The sky replacement tool is the app's most impressive demonstration. Tap a button, and the app detects the sky, masks it precisely around complex edges like tree branches, and swaps in a new one with matching color temperature applied to the rest of the image. The same edit in Photoshop takes fifteen minutes. In Luminar, it takes three seconds.

The portrait enhancer works on similar principles. Face detection identifies eyes, skin, teeth, and lips, then applies targeted adjustments to each without manual masking. At default settings, the results look obviously retouched. Dialed back, they produce the kind of subtle enhancement that commercial portrait work relies on.

The structure and atmosphere tools use AI to detect scene elements and apply adjustments contextually. A landscape photo gets different treatment than a portrait, and the app usually identifies the difference correctly. When it doesn't, the manual override is less precise than Lightroom's tools, which is the tradeoff for the automation.
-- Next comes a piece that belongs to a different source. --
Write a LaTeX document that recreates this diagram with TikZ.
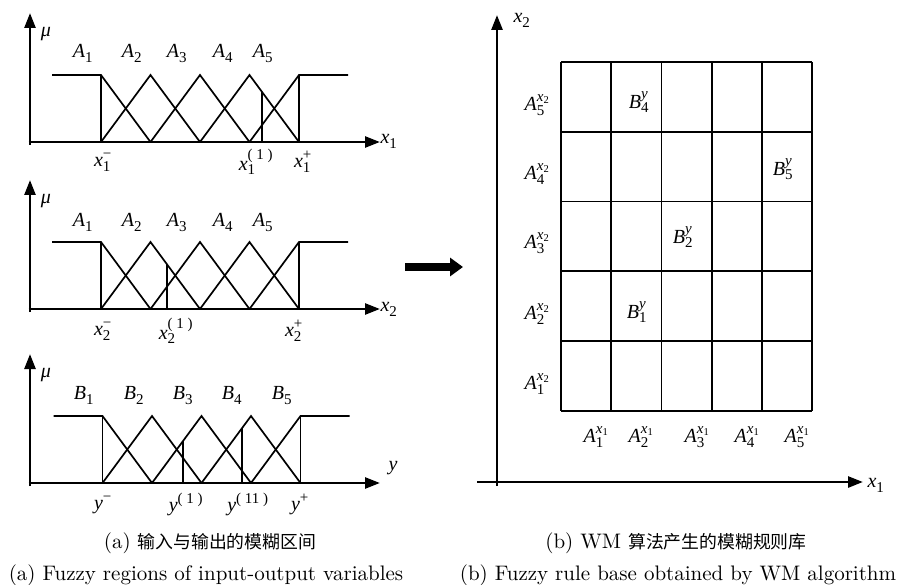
\documentclass[tikz,border=0pt]{standalone}
\usepackage{fontspec}
\newfontfamily\cjk{Noto Sans CJK SC}
\newfontfamily\tnr{Liberation Serif}
\usetikzlibrary{arrows.meta}
% letter with subscript #2 and superscript #3, Times-like
\newcommand\tl[3]{{\tnr\itshape #1}$\vphantom{A}_{\hbox{\fontsize{15}{16}\selectfont\tnr\upshape #2}}^{\hbox{\fontsize{15}{16}\selectfont\tnr #3}}$}
\newcommand\sx[1]{{\itshape x}\raisebox{-2.2pt}{\fontsize{10.5}{11}\selectfont\upshape #1}}
\begin{document}
\begin{tikzpicture}[x=1pt,y=-1pt,
  axis/.style={line width=2.6pt,-{Triangle[length=15pt,width=11pt]}},
  mf/.style={line width=1.7pt,line join=miter},
  lab/.style={inner sep=0pt,font=\fontsize{20}{22}\selectfont\tnr},
  gridline/.style={line width=1.8pt},
  captext/.style={inner sep=0pt},
  bigarrow/.style={line width=8pt,-{Triangle[length=13pt,width=18pt]}}]
\useasboundingbox (0,0) rectangle (899,585);

% ---------- panel (a): three fuzzy partitions ----------
\foreach \sh/\dx/\pan in {0/0/1,167/0/2,341/1.5/3}{
  \begin{scope}[shift={(0,\sh)}]
    \coordinate (yo\pan) at (30,145);
    \coordinate (yt\pan) at (30,13);
    \coordinate (xo\pan) at (28.7,142);
    \coordinate (xt\pan) at (380,142);
    \draw[axis] (yo\pan) -- (yt\pan);
    \draw[axis] (xo\pan) -- (xt\pan);
    \node[lab] (mu\pan) at (46,34) {\itshape μ};
    \begin{scope}[xshift=\dx]
      \draw[mf] (52,75) -- (101,75) -- (150.5,142);
      \foreach \i in {1,2,3}{
        \draw[mf] ({101+49.5*(\i-1)},142) -- ({101+49.5*\i},75) -- ({101+49.5*(\i+1)},142);
      }
      \draw[mf] (249.5,142) -- (299,75) -- (348,75);
      \draw[mf] (101,142) -- (101,75);
      \draw[mf] (299,142) -- (299,75);
    \end{scope}
  \end{scope}
}
% individual vertical cuts
\draw[mf] (262,142) -- (262,91.9);
\draw[mf] (167,309) -- (167,264.3);
\draw[mf] (183,483) -- (183,441);
\draw[mf] (242,483) -- (242,428.2);

% axis labels
\node[lab] (lx1) at (389,139) {\tl{x}{1}{}};
\node[lab] (lx2) at (389,307) {\tl{x}{2}{}};
\node[lab] (ly)  at (393,468) {\itshape y};

% membership labels panel 1
\node[lab] (a11) at (83,53) {\tl{A}{1}{}};
\node[lab] (a12) at (132,53) {\tl{A}{2}{}};
\node[lab] (a13) at (177,53) {\tl{A}{3}{}};
\node[lab] (a14) at (223,53) {\tl{A}{4}{}};
\node[lab] (a15) at (263,53) {\tl{A}{5}{}};
% panel 2
\node[lab] (a21) at (83,222) {\tl{A}{1}{}};
\node[lab] (a22) at (132,222) {\tl{A}{2}{}};
\node[lab] (a23) at (177,222) {\tl{A}{3}{}};
\node[lab] (a24) at (223,222) {\tl{A}{4}{}};
\node[lab] (a25) at (263,222) {\tl{A}{5}{}};
% panel 3
\node[lab] (b1) at (84,395) {\tl{B}{1}{}};
\node[lab] (b2) at (134,395) {\tl{B}{2}{}};
\node[lab] (b3) at (183,395) {\tl{B}{3}{}};
\node[lab] (b4) at (232,395) {\tl{B}{4}{}};
\node[lab] (b5) at (282,395) {\tl{B}{5}{}};

% interval labels
\node[lab] (x1m) at (103,162) {\tl{x}{1}{−}};
\node[lab] (x1a) at (256,162) {\tl{x}{1}{( 1 )}};
\node[lab] (x1p) at (303,162) {\tl{x}{1}{+}};
\node[lab] (x2m) at (103,331) {\tl{x}{2}{−}};
\node[lab] (x2a) at (176,331) {\tl{x}{2}{( 1 )}};
\node[lab] (x2p) at (294,331) {\tl{x}{2}{+}};
\node[lab] (ym)  at (103,505) {\tl{y}{}{−}};
\node[lab] (ya)  at (186,505) {\tl{y}{}{( 1 )}};
\node[lab] (yb)  at (248,505) {\tl{y}{}{( 11 )}};
\node[lab] (yp)  at (300,505) {\tl{y}{}{+}};

% ---------- big arrow ----------
\coordinate (arS) at (405,267);
\coordinate (arE) at (463,267);
\draw[bigarrow] (arS) -- (arE);

% ---------- panel (b): rule base ----------
\coordinate (vo) at (497,486);
\coordinate (vt) at (497,15);
\coordinate (ho) at (477,482);
\coordinate (ht) at (863,482);
\draw[axis] (vo) -- (vt);
\draw[axis] (ho) -- (ht);
\node[lab] (bx2) at (522,18) {\tl{x}{2}{}};
\node[lab] (bx1) at (876,483) {\tl{x}{1}{}};

\foreach \k in {0,...,5}{
  \draw[gridline] ({561+50.2*\k},62) -- ({561+50.2*\k},411);
  \draw[gridline] (561,{62+69.8*\k}) -- (812,{62+69.8*\k});
}

\node[lab] (r5) at (537,105) {\tl{A}{5}{\sx{2}}};
\node[lab] (r4) at (537,174) {\tl{A}{4}{\sx{2}}};
\node[lab] (r3) at (537,243) {\tl{A}{3}{\sx{2}}};
\node[lab] (r2) at (537,314) {\tl{A}{2}{\sx{2}}};
\node[lab] (r1) at (537,384) {\tl{A}{1}{\sx{2}}};

\node[lab] (c1) at (596,437) {\tl{A}{1}{\sx{1}}};
\node[lab] (c2) at (641,437) {\tl{A}{2}{\sx{1}}};
\node[lab] (c3) at (697,437) {\tl{A}{3}{\sx{1}}};
\node[lab] (c4) at (747,437) {\tl{A}{4}{\sx{1}}};
\node[lab] (c5) at (797,437) {\tl{A}{5}{\sx{1}}};

\node[lab] (rb4) at (639,102) {\tl{B}{4}{\itshape y}};
\node[lab] (rb5) at (783,169) {\tl{B}{5}{\itshape y}};
\node[lab] (rb2) at (683,237) {\tl{B}{2}{\itshape y}};
\node[lab] (rb1) at (637,312) {\tl{B}{1}{\itshape y}};

% ---------- captions ----------
\node[captext] (capaz) at (210,543) {\scalebox{2.1}{\fontsize{10}{12}\selectfont (a) {\cjk\fontsize{8.5}{10}\selectfont 输入与输出的模糊区间}}};
\node[captext] (capbz) at (676,543) {\scalebox{2.1}{\fontsize{10}{12}\selectfont (b) WM {\cjk\fontsize{8.5}{10}\selectfont 算法产生的模糊规则库}}};
\node[captext] (capae) at (206,575) {\scalebox{2.1}{\fontsize{10}{12}\selectfont (a) Fuzzy regions of input-output variables}};
\node[captext] (capbe) at (678,575) {\scalebox{2.1}{\fontsize{10}{12}\selectfont (b) Fuzzy rule base obtained by WM algorithm}};
\end{tikzpicture}
\end{document}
The subscription pricing is aggressive, and the desktop version has historically been the main product — the mobile app still feels like a companion rather than a standalone tool. For photographers who want AI to handle the tedious parts of editing and don't need surgical manual control, Luminar Neo Mobile delivers on a specific promise. For anyone who considers editing part of the craft, it removes too much of the interesting work.

Conclusion

The best editing app is the one that matches the photo in front of you. Lightroom for RAW recovery and masking. Snapseed for quick localized fixes. VSCO for film aesthetics. Darkroom for color grading on iPhone. Canva when the photo is really a design project. Building a small stack of two or three apps that you actually understand will produce better results than chasing the one tool that does everything.

The deeper shift is what editing represents. Phone photography has democratized technical competence — anyone can capture a sharp, well-exposed image now. What remains scarce is point of view. Editing is how you put yours into every photo you publish, one deliberate adjustment at a time.